Turns out, old books can have the same effect.
I found several lovely vintage hardback books at a local thrift store last week. Granted, none of them were in great condition, but that’s okay with me because that kept them at a price I could afford.
This volume of Tennyson, for example, is missing the first 12 pages. Since it’s a book of poetry and I’ll likely never read the whole thing anyway, I was fine with that.
As I cradled the book in my hands, admiring the embossed cover and carefully turning the fragile pages I remembered an incident in Laura Ingalls Wilder’s life.
I immediately retrieved my copy of Little Town on the Prairie from my bookcase and flipped through it till I found the scene I was thinking of.
Much to my great amazement Laura’s description of the book she found very closely matched the volume I had in front of me, down to the red lines around the margins.
It was a perfectly new book, beautifully bound in green cloth with a gilded pattern pressed into it. The smooth, straight, gilt edges of the pages looked like solid gold. On the cover two curving scrolls of lovely fancy letters made the words, TENNYSON’S POEMS.

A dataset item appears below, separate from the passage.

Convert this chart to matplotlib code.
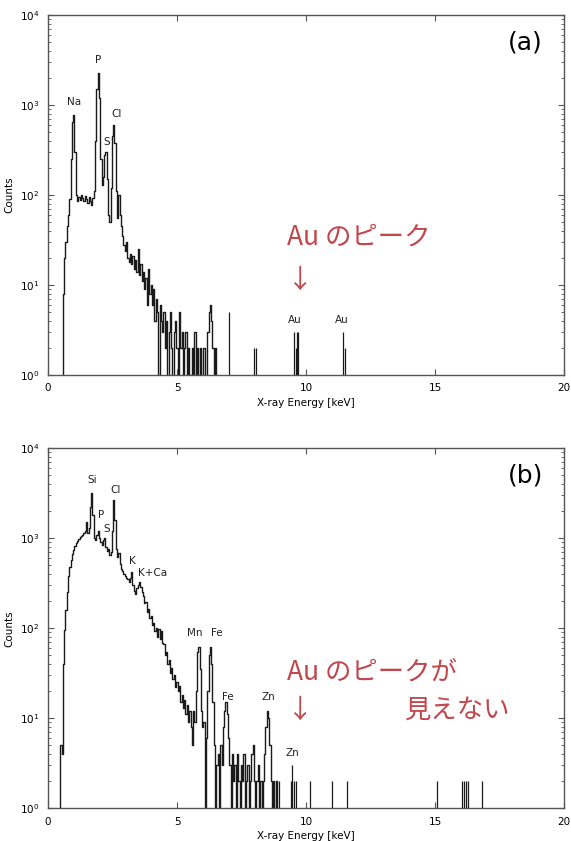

Mine only says TENNYSON and does not curve. However, “green cloth… gilded pattern pressed into it… gilt edges of the pages…” all match.
In the lamplight the fresh, untouched pages lay spread, each exciting with unread words printed up it in clear, fine type. Straight, thin red lines enclosed each oblong of printing, like the treasure it way, and outside the red lines were the page’s pure margins.

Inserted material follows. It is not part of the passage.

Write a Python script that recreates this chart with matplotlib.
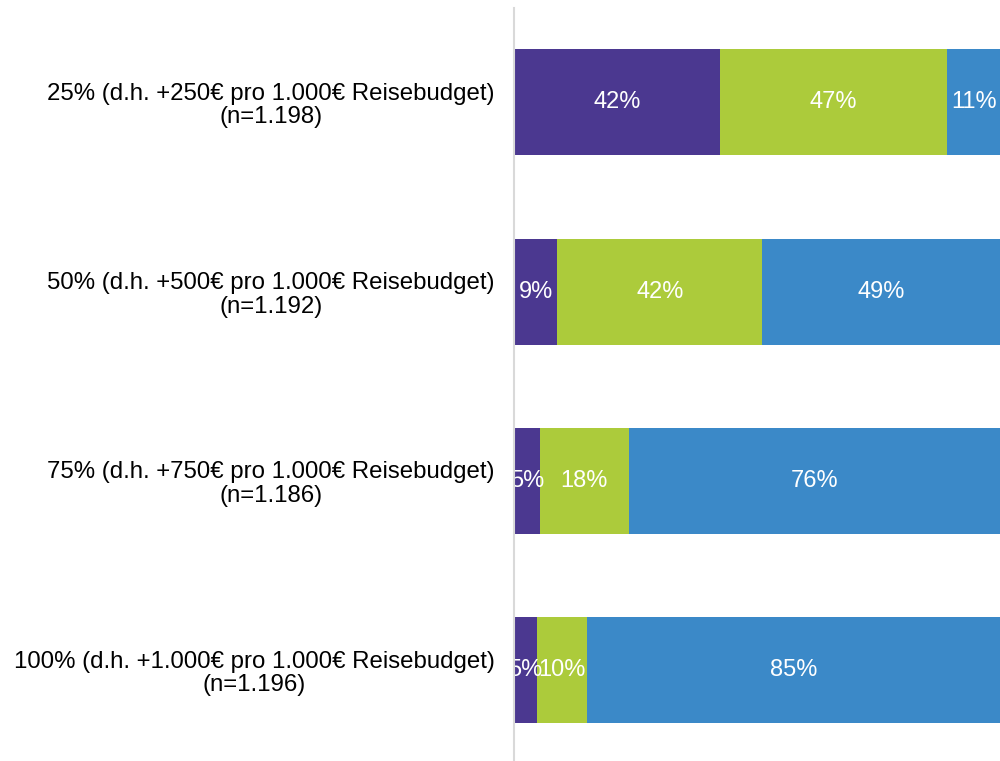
import numpy as np
from matplotlib import pyplot as plt

plt.rcParams['font.family'] = ['Liberation Sans', 'DejaVu Sans']

kategorien = ['25% (d.h. +250€ pro 1.000€ Reisebudget)\n(n=1.198)',
              '50% (d.h. +500€ pro 1.000€ Reisebudget)\n(n=1.192)',
              '75% (d.h. +750€ pro 1.000€ Reisebudget)\n(n=1.186)',
              '100% (d.h. +1.000€ pro 1.000€ Reisebudget)\n(n=1.196)']
# Anteile in %, aus dem Bild geschätzt (Beschriftung gerundet)
serie_1 = [42.3, 8.9, 5.3, 4.7]
serie_2 = [46.6, 42.1, 18.3, 10.3]
serie_3 = [11.1, 49.0, 76.4, 85.0]
farben = ['#4B3890', '#ACCB3B', '#3B89C8']

fig = plt.figure(figsize=(10, 7.61), dpi=100)
ax = fig.add_axes([0.514, -0.005, 0.487, 0.995])

y = np.arange(len(kategorien))
links = np.zeros(len(kategorien))
for werte, farbe in zip([serie_1, serie_2, serie_3], farben):
    werte = np.array(werte)
    ax.barh(y, werte, left=links, height=0.56, color=farbe, zorder=2)
    for yi, l, w in zip(y, links, werte):
        ax.text(l + w / 2, yi, f'{w:.0f}%', ha='center', va='center',
                color='white', fontsize=17, clip_on=True, zorder=3)
    links = links + werte

ax.set_xlim(0, 100)
ax.set_ylim(3.5, -0.5)
ax.set_yticks(y)
ax.set_yticklabels(kategorien, fontsize=17.3, multialignment='center',
                   linespacing=1.1)
ax.tick_params(axis='y', length=0, pad=14)
ax.set_xticks([])
for s in ['top', 'right', 'bottom']:
    ax.spines[s].set_visible(False)
ax.spines['left'].set_color('#D9D9D9')
ax.spines['left'].set_linewidth(1.5)
ax.spines['left'].set_zorder(4)

plt.savefig('out.png', dpi=100)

Near the bottom of the left-hand page was a short line in larger type: THE LOTOS-EATERs.
“Courage!” was the first word under that…
“Near the bottom of the left-hand page…” Yes, indeed.

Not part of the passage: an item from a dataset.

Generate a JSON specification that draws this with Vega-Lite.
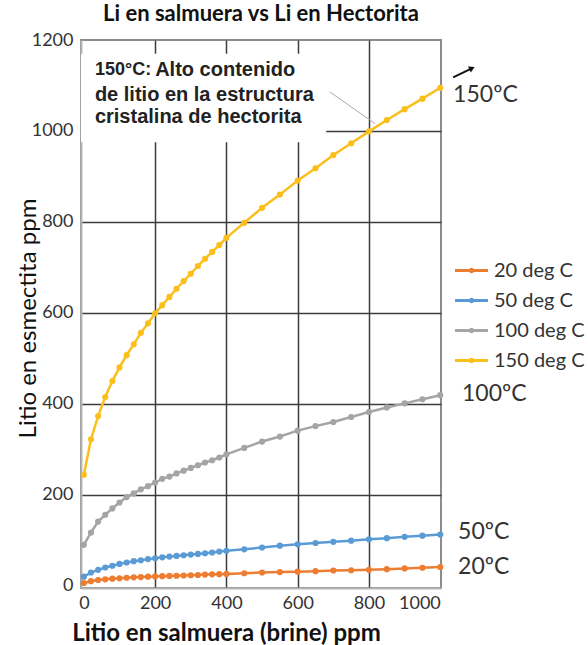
{
  "$schema": "https://vega.github.io/schema/vega-lite/v6.json",
  "width": 360,
  "height": 548,
  "autosize": "none",
  "padding": {"left": 81, "top": 40, "right": 147, "bottom": 57},
  "background": "white",
  "config": {
    "view": {"stroke": "#8c8c8c", "strokeWidth": 2},
    "font": "Lato"
  },
  "title": {
    "text": "Li en salmuera vs Li en Hectorita",
    "font": "Lato",
    "fontSize": 22,
    "fontWeight": "bold",
    "color": "#111",
    "anchor": "middle",
    "offset": 5
  },
  "datasets": {
    "series": [
      {"t": "20 deg C", "x": 0, "y": 6}, {"t": "20 deg C", "x": 20, "y": 10}, {"t": "20 deg C", "x": 40, "y": 12.5}, {"t": "20 deg C", "x": 60, "y": 14}, {"t": "20 deg C", "x": 80, "y": 15.5}, {"t": "20 deg C", "x": 100, "y": 16.5}, {"t": "20 deg C", "x": 120, "y": 17.5}, {"t": "20 deg C", "x": 140, "y": 18.5}, {"t": "20 deg C", "x": 160, "y": 19}, {"t": "20 deg C", "x": 180, "y": 20}, {"t": "20 deg C", "x": 200, "y": 20.5}, {"t": "20 deg C", "x": 220, "y": 21}, {"t": "20 deg C", "x": 240, "y": 21.5}, {"t": "20 deg C", "x": 260, "y": 22}, {"t": "20 deg C", "x": 280, "y": 22.5}, {"t": "20 deg C", "x": 300, "y": 23}, {"t": "20 deg C", "x": 320, "y": 23.5}, {"t": "20 deg C", "x": 340, "y": 24.5}, {"t": "20 deg C", "x": 360, "y": 25}, {"t": "20 deg C", "x": 380, "y": 25.5}, {"t": "20 deg C", "x": 400, "y": 26}, {"t": "20 deg C", "x": 450, "y": 27.5}, {"t": "20 deg C", "x": 500, "y": 29}, {"t": "20 deg C", "x": 550, "y": 30}, {"t": "20 deg C", "x": 600, "y": 31}, {"t": "20 deg C", "x": 650, "y": 32}, {"t": "20 deg C", "x": 700, "y": 33.5}, {"t": "20 deg C", "x": 750, "y": 34}, {"t": "20 deg C", "x": 800, "y": 35}, {"t": "20 deg C", "x": 850, "y": 36.5}, {"t": "20 deg C", "x": 900, "y": 38}, {"t": "20 deg C", "x": 950, "y": 39.5}, {"t": "20 deg C", "x": 1000, "y": 41},
      {"t": "50 deg C", "x": 0, "y": 20}, {"t": "50 deg C", "x": 20, "y": 29}, {"t": "50 deg C", "x": 40, "y": 35}, {"t": "50 deg C", "x": 60, "y": 40}, {"t": "50 deg C", "x": 80, "y": 44}, {"t": "50 deg C", "x": 100, "y": 48}, {"t": "50 deg C", "x": 120, "y": 51}, {"t": "50 deg C", "x": 140, "y": 54}, {"t": "50 deg C", "x": 160, "y": 56}, {"t": "50 deg C", "x": 180, "y": 58.5}, {"t": "50 deg C", "x": 200, "y": 60.5}, {"t": "50 deg C", "x": 220, "y": 62.5}, {"t": "50 deg C", "x": 240, "y": 64}, {"t": "50 deg C", "x": 260, "y": 65.5}, {"t": "50 deg C", "x": 280, "y": 67}, {"t": "50 deg C", "x": 300, "y": 68.5}, {"t": "50 deg C", "x": 320, "y": 70}, {"t": "50 deg C", "x": 340, "y": 71.5}, {"t": "50 deg C", "x": 360, "y": 73}, {"t": "50 deg C", "x": 380, "y": 75}, {"t": "50 deg C", "x": 400, "y": 77}, {"t": "50 deg C", "x": 450, "y": 80}, {"t": "50 deg C", "x": 500, "y": 84}, {"t": "50 deg C", "x": 550, "y": 88}, {"t": "50 deg C", "x": 600, "y": 91}, {"t": "50 deg C", "x": 650, "y": 94}, {"t": "50 deg C", "x": 700, "y": 96.5}, {"t": "50 deg C", "x": 750, "y": 99}, {"t": "50 deg C", "x": 800, "y": 102}, {"t": "50 deg C", "x": 850, "y": 104.5}, {"t": "50 deg C", "x": 900, "y": 107.5}, {"t": "50 deg C", "x": 950, "y": 110}, {"t": "50 deg C", "x": 1000, "y": 112.5},
      {"t": "100 deg C", "x": 0, "y": 90}, {"t": "100 deg C", "x": 20, "y": 117}, {"t": "100 deg C", "x": 40, "y": 141}, {"t": "100 deg C", "x": 60, "y": 156}, {"t": "100 deg C", "x": 80, "y": 170}, {"t": "100 deg C", "x": 100, "y": 183}, {"t": "100 deg C", "x": 120, "y": 195}, {"t": "100 deg C", "x": 140, "y": 203}, {"t": "100 deg C", "x": 160, "y": 212}, {"t": "100 deg C", "x": 180, "y": 219}, {"t": "100 deg C", "x": 200, "y": 227}, {"t": "100 deg C", "x": 220, "y": 235}, {"t": "100 deg C", "x": 240, "y": 240}, {"t": "100 deg C", "x": 260, "y": 247}, {"t": "100 deg C", "x": 280, "y": 253}, {"t": "100 deg C", "x": 300, "y": 259}, {"t": "100 deg C", "x": 320, "y": 265}, {"t": "100 deg C", "x": 340, "y": 271}, {"t": "100 deg C", "x": 360, "y": 276}, {"t": "100 deg C", "x": 380, "y": 282}, {"t": "100 deg C", "x": 400, "y": 289}, {"t": "100 deg C", "x": 450, "y": 303}, {"t": "100 deg C", "x": 500, "y": 317}, {"t": "100 deg C", "x": 550, "y": 328}, {"t": "100 deg C", "x": 600, "y": 341}, {"t": "100 deg C", "x": 650, "y": 351}, {"t": "100 deg C", "x": 700, "y": 360}, {"t": "100 deg C", "x": 750, "y": 371}, {"t": "100 deg C", "x": 800, "y": 382}, {"t": "100 deg C", "x": 850, "y": 392}, {"t": "100 deg C", "x": 900, "y": 401}, {"t": "100 deg C", "x": 950, "y": 410}, {"t": "100 deg C", "x": 1000, "y": 419},
      {"t": "150 deg C", "x": 0, "y": 244}, {"t": "150 deg C", "x": 20, "y": 322}, {"t": "150 deg C", "x": 40, "y": 373}, {"t": "150 deg C", "x": 60, "y": 415}, {"t": "150 deg C", "x": 80, "y": 450}, {"t": "150 deg C", "x": 100, "y": 480}, {"t": "150 deg C", "x": 120, "y": 507}, {"t": "150 deg C", "x": 140, "y": 531}, {"t": "150 deg C", "x": 160, "y": 556}, {"t": "150 deg C", "x": 180, "y": 577}, {"t": "150 deg C", "x": 200, "y": 599}, {"t": "150 deg C", "x": 220, "y": 617}, {"t": "150 deg C", "x": 240, "y": 635}, {"t": "150 deg C", "x": 260, "y": 653}, {"t": "150 deg C", "x": 280, "y": 670}, {"t": "150 deg C", "x": 300, "y": 686}, {"t": "150 deg C", "x": 320, "y": 703}, {"t": "150 deg C", "x": 340, "y": 719}, {"t": "150 deg C", "x": 360, "y": 734}, {"t": "150 deg C", "x": 380, "y": 749}, {"t": "150 deg C", "x": 400, "y": 765}, {"t": "150 deg C", "x": 450, "y": 798}, {"t": "150 deg C", "x": 500, "y": 831}, {"t": "150 deg C", "x": 550, "y": 860}, {"t": "150 deg C", "x": 600, "y": 891}, {"t": "150 deg C", "x": 650, "y": 918}, {"t": "150 deg C", "x": 700, "y": 947}, {"t": "150 deg C", "x": 750, "y": 973}, {"t": "150 deg C", "x": 800, "y": 999}, {"t": "150 deg C", "x": 850, "y": 1024}, {"t": "150 deg C", "x": 900, "y": 1048}, {"t": "150 deg C", "x": 950, "y": 1071}, {"t": "150 deg C", "x": 1000, "y": 1095}
    ],
    "one": [{"k": 1}]
  },
  "layer": [
    {
      "data": {"name": "one"},
      "mark": {"type": "rect", "color": "white"},
      "encoding": {
        "x": {"datum": -8, "type": "quantitative"},
        "x2": {"datum": 680},
        "y": {"datum": 975, "type": "quantitative"},
        "y2": {"datum": 1170}
      }
    },
    {
      "data": {"name": "series"},
      "mark": {"type": "line", "strokeWidth": 2.5, "point": {"filled": true, "size": 38}},
      "encoding": {
        "x": {
          "field": "x",
          "type": "quantitative",
          "scale": {"domain": [-8, 1002], "nice": false, "zero": false},
          "axis": {
            "values": [0, 200, 400, 600, 800, 1000],
            "format": "d",
            "grid": true,
            "gridColor": "#3c3c3c",
            "gridWidth": 1.5,
            "gridOpacity": {"condition": {"test": "datum.value == 0 || datum.value == 1000", "value": 0}, "value": 1},
            "domainColor": "#b5b5b5",
            "domainWidth": 2,
            "ticks": false,
            "labelFont": "Lato",
            "labelFontSize": 18,
            "labelColor": "#333",
            "labelPadding": 6,
            "title": "Litio en salmuera (brine) ppm",
            "titleFont": "Lato",
            "titleFontSize": 24,
            "titleFontWeight": "bold",
            "titleColor": "#111",
            "titleAnchor": "start",
            "titleAlign": "center",
            "titleBaseline": "middle",
            "titleX": 145,
            "titleY": 45
          }
        },
        "y": {
          "field": "y",
          "type": "quantitative",
          "scale": {"domain": [-5, 1200], "nice": false, "zero": false},
          "axis": {
            "values": [0, 200, 400, 600, 800, 1000, 1200],
            "format": "d",
            "grid": true,
            "gridColor": "#3c3c3c",
            "gridWidth": 1.5,
            "gridOpacity": {"condition": {"test": "datum.value == 0 || datum.value == 1200", "value": 0}, "value": 1},
            "domainColor": "#b5b5b5",
            "domainWidth": 2,
            "ticks": false,
            "labelFont": "Lato",
            "labelFontSize": 18,
            "labelColor": "#333",
            "labelPadding": 8,
            "title": "Litio en esmectita ppm",
            "titleFont": "Lato",
            "titleFontSize": 24,
            "titleFontWeight": "normal",
            "titleColor": "#111",
            "titleAngle": 270,
            "titleAlign": "center",
            "titleBaseline": "middle",
            "titleX": -53,
            "titleY": 278
          }
        },
        "color": {
          "field": "t",
          "type": "nominal",
          "scale": {
            "domain": ["20 deg C", "50 deg C", "100 deg C", "150 deg C"],
            "range": ["#ED7D31", "#5B9BD5", "#A5A5A5", "#FBBF1C"]
          },
          "legend": {
            "orient": "none",
            "legendX": 374,
            "legendY": 214,
            "title": null,
            "padding": 0,
            "symbolType": "M-1.1,0H1.1M-0.08,0a0.08,0.08 0 1,0 0.16,0a0.08,0.08 0 1,0 -0.16,0",
            "symbolSize": 900,
            "symbolStrokeWidth": 3,
            "labelFont": "Lato",
            "labelFontSize": 20,
            "labelColor": "#333",
            "labelOffset": 6,
            "rowPadding": 3
          }
        }
      }
    },
    {
      "data": {"name": "one"},
      "mark": {"type": "rule", "color": "#aaaaaa", "strokeWidth": 1},
      "encoding": {
        "x": {"datum": 690, "type": "quantitative"},
        "x2": {"datum": 817},
        "y": {"datum": 1086, "type": "quantitative"},
        "y2": {"datum": 1016}
      }
    },
    {
      "data": {"name": "one"},
      "mark": {"type": "text", "text": "150°C:", "font": "Liberation Sans", "fontWeight": "bold", "fontSize": 18, "align": "left", "baseline": "middle", "color": "#222"},
      "encoding": {
        "x": {"datum": 31, "type": "quantitative"},
        "y": {"datum": 1134, "type": "quantitative"}
      }
    },
    {
      "data": {"name": "one"},
      "mark": {"type": "text", "text": "Alto contenido", "font": "Liberation Sans", "fontWeight": "bold", "fontSize": 20, "align": "left", "baseline": "middle", "color": "#222"},
      "encoding": {
        "x": {"datum": 200, "type": "quantitative"},
        "y": {"datum": 1134, "type": "quantitative"}
      }
    },
    {
      "data": {"name": "one"},
      "mark": {"type": "text", "text": "de litio en la estructura", "font": "Liberation Sans", "fontWeight": "bold", "fontSize": 20, "align": "left", "baseline": "middle", "color": "#222"},
      "encoding": {
        "x": {"datum": 31, "type": "quantitative"},
        "y": {"datum": 1079, "type": "quantitative"}
      }
    },
    {
      "data": {"name": "one"},
      "mark": {"type": "text", "text": "cristalina de hectorita", "font": "Liberation Sans", "fontWeight": "bold", "fontSize": 20, "align": "left", "baseline": "middle", "color": "#222"},
      "encoding": {
        "x": {"datum": 31, "type": "quantitative"},
        "y": {"datum": 1031, "type": "quantitative"}
      }
    },
    {
      "data": {"name": "one"},
      "mark": {"type": "text", "text": "150ºC", "font": "Lato", "fontSize": 23, "align": "left", "baseline": "middle", "color": "#333"},
      "encoding": {
        "x": {"datum": 1036, "type": "quantitative"},
        "y": {"datum": 1078, "type": "quantitative"}
      }
    },
    {
      "data": {"name": "one"},
      "mark": {"type": "text", "text": "100ºC", "font": "Lato", "fontSize": 23, "align": "left", "baseline": "middle", "color": "#333"},
      "encoding": {
        "x": {"datum": 1061, "type": "quantitative"},
        "y": {"datum": 421, "type": "quantitative"}
      }
    },
    {
      "data": {"name": "one"},
      "mark": {"type": "text", "text": "50ºC", "font": "Lato", "fontSize": 23, "align": "left", "baseline": "middle", "color": "#333"},
      "encoding": {
        "x": {"datum": 1050, "type": "quantitative"},
        "y": {"datum": 119, "type": "quantitative"}
      }
    },
    {
      "data": {"name": "one"},
      "mark": {"type": "text", "text": "20ºC", "font": "Lato", "fontSize": 23, "align": "left", "baseline": "middle", "color": "#333"},
      "encoding": {
        "x": {"datum": 1050, "type": "quantitative"},
        "y": {"datum": 42, "type": "quantitative"}
      }
    },
    {
      "data": {"name": "one"},
      "mark": {"type": "rule", "color": "#111", "strokeWidth": 2},
      "encoding": {
        "x": {"datum": 1036, "type": "quantitative"},
        "x2": {"datum": 1084},
        "y": {"datum": 1118, "type": "quantitative"},
        "y2": {"datum": 1136}
      }
    },
    {
      "data": {"name": "one"},
      "mark": {"type": "point", "shape": "triangle-up", "filled": true, "color": "#111", "size": 45, "angle": 64, "opacity": 1},
      "encoding": {
        "x": {"datum": 1089, "type": "quantitative"},
        "y": {"datum": 1138, "type": "quantitative"}
      }
    }
  ]
}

And you know what else? My book is inscribed with the original owner’s name and the date.
Mrs Jennie Tuttle
From her Husband
Dec 25th 1882
Guess when Laura Ingalls received her volume of Tennyson.
Christmas 1881. Just one year earlier.
I strongly suspect it’s the very same edition.
Isn’t that fun?
Of course, L.M. Montgomery’s fictional Anne Shirley was a huge fan of Tennyson, too.
Based on the illustration in the book I’m just not sure that Elaine would have captured my fancy the way she did Anne’s. But then, Anne was a schoolgirl at least 100 years before I was. No doubt that makes a difference.
Another Anne reference to Tennyson ties in to my own heritage. Just yesterday I finished re-reading Anne’s House of Dreams as part of the #annewithanereadalong2018 on Instagram. There is a scene where Anne is visiting Captain Jim…
“…I heard you reading a piece of poetry one day last winter–one of Tennyson’s pieces. I’d sorter like to hear it again, if you could recite it for me.”
Softly and clearly, while the seawind blew in on them, Anne repeated the beautiful lines of Tennyson’s wonderful swan song–“Crossing the Bar.” The old captain kept time gently with his sinewy hand.
“Yes, yes, Mistress Blythe,” he said, when she had finished, “that’s it, that’s it. He wasn’t a sailor, you tell me–I dunno how he could have put an old sailor’s feelings into words like, if he wasn’t one. He didn’t want any ‘sadness o’ farewells’ and neither do I, Mistress Blythe–for all will be well with me and mine beyant the bar.”
While I’m not all that familiar with most of Tennyson’s poems I did know Crossing the Bar, having come across it several years ago on the memorial card for my Great-Grandaddy who passed away a few years before I was born.
The book I have isn’t indexed so I wasn’t able to find Crossing the Bar within the pages just by flipping through it. And who knows, maybe it was on one of the missing first 12 pages. However, I did find the full poem online, of course.
I think I need to get better acquainted with Alfred, Lord Tennyson. I’m feeling quite illiterate.